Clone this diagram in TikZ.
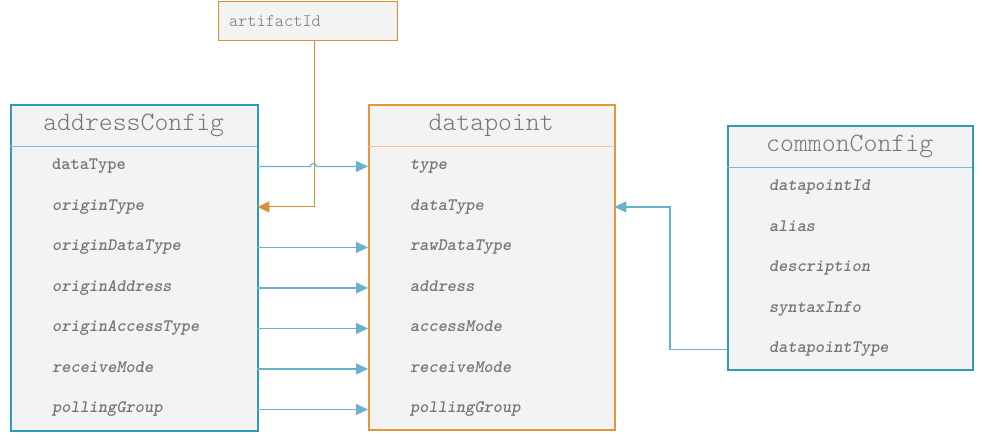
\documentclass[tikz,border=0pt]{standalone}
\usepackage{fontspec}
\setmonofont{lmmonolt10-regular.otf}[BoldFont=lmmonolt10-bold.otf,ItalicFont=lmmonolt10-oblique.otf,
                                     BoldItalicFont=lmmonolt10-boldoblique.otf]
\usetikzlibrary{arrows.meta,shadows}

\definecolor{boxfill}{HTML}{F3F3F3}
\definecolor{txtgrey}{HTML}{767676}
\definecolor{cfgteal}{HTML}{2E9CB8}
\definecolor{cfgsep}{HTML}{74BED6}
\definecolor{dporange}{HTML}{E3973C}
\definecolor{dpsep}{HTML}{F0C68E}
\definecolor{artorange}{HTML}{E08E36}
\definecolor{linkblue}{HTML}{6AB1CD}

\begin{document}
\begin{tikzpicture}
      [   x=1pt,y=-1pt,
          classbox/.style={draw=#1,line width=1.6pt,fill=boxfill,inner sep=0pt,anchor=north west,
                           drop shadow={shadow xshift=1.5pt,shadow yshift=-1.5pt,opacity=0.3}},
          head/.style={minimum width=#1,minimum height=42pt,inner sep=0pt,anchor=north west,text=txtgrey,
                       font=\fontsize{26.5}{28}\selectfont\ttfamily},
          field/.style={text width=#1,inner xsep=42pt,inner ysep=0pt,minimum height=40.5pt,align=left,
                        text height=9pt,text depth=2pt,
                        anchor=north west,text=txtgrey,font=\fontsize{17.5}{19}\selectfont\ttfamily\bfseries\itshape},
          link/.style={draw=linkblue,line width=1.2pt,-{Triangle[length=12pt,width=11pt]}},
      ]
          \useasboundingbox (0,0) rectangle (984,441);

          % addressConfig
          \node[classbox=cfgteal,minimum width=247pt,minimum height=326pt] (ac) at (10,104) {};
          \node[head=247pt] (ach) at (ac.north west) {addressConfig};
          \draw[cfgsep,line width=1.2pt] (ach.south west) -- (ach.south east);
          \node[field=163pt] (ac1) at (10,146) {\upshape dataType};
          \node[field=163pt] (ac2) at (10,186.5) {originType};
          \node[field=163pt] (ac3) at (10,227) {originDataType};
          \node[field=163pt] (ac4) at (10,267.5) {originAddress};
          \node[field=163pt] (ac5) at (10,308) {originAccessType};
          \node[field=163pt] (ac6) at (10,348.5) {receiveMode};
          \node[field=163pt] (ac7) at (10,389) {pollingGroup};

          % datapoint
          \node[classbox=dporange,minimum width=246pt,minimum height=325pt] (dp) at (368,104) {};
          \node[head=246pt] (dph) at (dp.north west) {datapoint};
          \draw[dpsep,line width=1.2pt] (dph.south west) -- (dph.south east);
          \node[field=162pt] (dp1) at (368,146) {type};
          \node[field=162pt] (dp2) at (368,186.5) {dataType};
          \node[field=162pt] (dp3) at (368,227) {rawDataType};
          \node[field=162pt] (dp4) at (368,267.5) {address};
          \node[field=162pt] (dp5) at (368,308) {accessMode};
          \node[field=162pt] (dp6) at (368,348.5) {receiveMode};
          \node[field=162pt] (dp7) at (368,389) {pollingGroup};

          % commonConfig
          \node[classbox=cfgteal,minimum width=245pt,minimum height=244pt] (cc) at (727,125) {};
          \node[head=245pt] (cch) at (cc.north west) {commonConfig};
          \draw[cfgsep,line width=1.2pt] (cch.south west) -- (cch.south east);
          \node[field=161pt] (cc1) at (727,167) {datapointId};
          \node[field=161pt] (cc2) at (727,207.5) {alias};
          \node[field=161pt] (cc3) at (727,248) {description};
          \node[field=161pt] (cc4) at (727,288.5) {syntaxInfo};
          \node[field=161pt] (cc5) at (727,329) {datapointType};

          % artifactId
          \node[draw=artorange,line width=1pt,fill=boxfill,anchor=north west,minimum width=179pt,minimum height=39pt,
                text width=157pt,inner xsep=11pt,align=left,text=txtgrey,
                font=\fontsize{17.5}{19}\selectfont\ttfamily] (art) at (217.5,1.5) {artifactId};

          % links
          \draw[draw=artorange,line width=1pt,-{Triangle[length=12pt,width=11pt]}]
                ([xshift=6.5pt]art.south) |- (ac2.east);
          \draw[link] (ac1.east) -- ++(53,0) arc[start angle=180,end angle=0,radius=3pt] -- (dp1.west);
          \draw[link] (ac3.east) -- (dp3.west);
          \draw[link] (ac4.east) -- (dp4.west);
          \draw[link] (ac5.east) -- (dp5.west);
          \draw[link] (ac6.east) -- (dp6.west);
          \draw[link] (ac7.east) -- (dp7.west);
          \draw[link] (cc5.west) -- ++(-57,0) |- (dp2.east);
    \end{tikzpicture}
\end{document}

===============

Set down the material above as is, without any pictures.

**ANSWER BELOW**.
Clone this diagram in TikZ.
\documentclass[tikz,border=0pt]{standalone}
\usepackage{fontspec}
\setmonofont{lmmonolt10-regular.otf}[BoldFont=lmmonolt10-bold.otf,ItalicFont=lmmonolt10-oblique.otf,
                                     BoldItalicFont=lmmonolt10-boldoblique.otf]
\usetikzlibrary{arrows.meta,shadows}

\definecolor{boxfill}{HTML}{F3F3F3}
\definecolor{txtgrey}{HTML}{767676}
\definecolor{cfgteal}{HTML}{2E9CB8}
\definecolor{cfgsep}{HTML}{74BED6}
\definecolor{dporange}{HTML}{E3973C}
\definecolor{dpsep}{HTML}{F0C68E}
\definecolor{artorange}{HTML}{E08E36}
\definecolor{linkblue}{HTML}{6AB1CD}

\begin{document}
\begin{tikzpicture}
      [   x=1pt,y=-1pt,
          classbox/.style={draw=#1,line width=1.6pt,fill=boxfill,inner sep=0pt,anchor=north west,
                           drop shadow={shadow xshift=1.5pt,shadow yshift=-1.5pt,opacity=0.3}},
          head/.style={minimum width=#1,minimum height=42pt,inner sep=0pt,anchor=north west,text=txtgrey,
                       font=\fontsize{26.5}{28}\selectfont\ttfamily},
          field/.style={text width=#1,inner xsep=42pt,inner ysep=0pt,minimum height=40.5pt,align=left,
                        text height=9pt,text depth=2pt,
                        anchor=north west,text=txtgrey,font=\fontsize{17.5}{19}\selectfont\ttfamily\bfseries\itshape},
          link/.style={draw=linkblue,line width=1.2pt,-{Triangle[length=12pt,width=11pt]}},
      ]
          \useasboundingbox (0,0) rectangle (984,441);

          % addressConfig
          \node[classbox=cfgteal,minimum width=247pt,minimum height=326pt] (ac) at (10,104) {};
          \node[head=247pt] (ach) at (ac.north west) {addressConfig};
          \draw[cfgsep,line width=1.2pt] (ach.south west) -- (ach.south east);
          \node[field=163pt] (ac1) at (10,146) {\upshape dataType};
          \node[field=163pt] (ac2) at (10,186.5) {originType};
          \node[field=163pt] (ac3) at (10,227) {originDataType};
          \node[field=163pt] (ac4) at (10,267.5) {originAddress};
          \node[field=163pt] (ac5) at (10,308) {originAccessType};
          \node[field=163pt] (ac6) at (10,348.5) {receiveMode};
          \node[field=163pt] (ac7) at (10,389) {pollingGroup};

          % datapoint
          \node[classbox=dporange,minimum width=246pt,minimum height=325pt] (dp) at (368,104) {};
          \node[head=246pt] (dph) at (dp.north west) {datapoint};
          \draw[dpsep,line width=1.2pt] (dph.south west) -- (dph.south east);
          \node[field=162pt] (dp1) at (368,146) {type};
          \node[field=162pt] (dp2) at (368,186.5) {dataType};
          \node[field=162pt] (dp3) at (368,227) {rawDataType};
          \node[field=162pt] (dp4) at (368,267.5) {address};
          \node[field=162pt] (dp5) at (368,308) {accessMode};
          \node[field=162pt] (dp6) at (368,348.5) {receiveMode};
          \node[field=162pt] (dp7) at (368,389) {pollingGroup};

          % commonConfig
          \node[classbox=cfgteal,minimum width=245pt,minimum height=244pt] (cc) at (727,125) {};
          \node[head=245pt] (cch) at (cc.north west) {commonConfig};
          \draw[cfgsep,line width=1.2pt] (cch.south west) -- (cch.south east);
          \node[field=161pt] (cc1) at (727,167) {datapointId};
          \node[field=161pt] (cc2) at (727,207.5) {alias};
          \node[field=161pt] (cc3) at (727,248) {description};
          \node[field=161pt] (cc4) at (727,288.5) {syntaxInfo};
          \node[field=161pt] (cc5) at (727,329) {datapointType};

          % artifactId
          \node[draw=artorange,line width=1pt,fill=boxfill,anchor=north west,minimum width=179pt,minimum height=39pt,
                text width=157pt,inner xsep=11pt,align=left,text=txtgrey,
                font=\fontsize{17.5}{19}\selectfont\ttfamily] (art) at (217.5,1.5) {artifactId};

          % links
          \draw[draw=artorange,line width=1pt,-{Triangle[length=12pt,width=11pt]}]
                ([xshift=6.5pt]art.south) |- (ac2.east);
          \draw[link] (ac1.east) -- ++(53,0) arc[start angle=180,end angle=0,radius=3pt] -- (dp1.west);
          \draw[link] (ac3.east) -- (dp3.west);
          \draw[link] (ac4.east) -- (dp4.west);
          \draw[link] (ac5.east) -- (dp5.west);
          \draw[link] (ac6.east) -- (dp6.west);
          \draw[link] (ac7.east) -- (dp7.west);
          \draw[link] (cc5.west) -- ++(-57,0) |- (dp2.east);
    \end{tikzpicture}
\end{document}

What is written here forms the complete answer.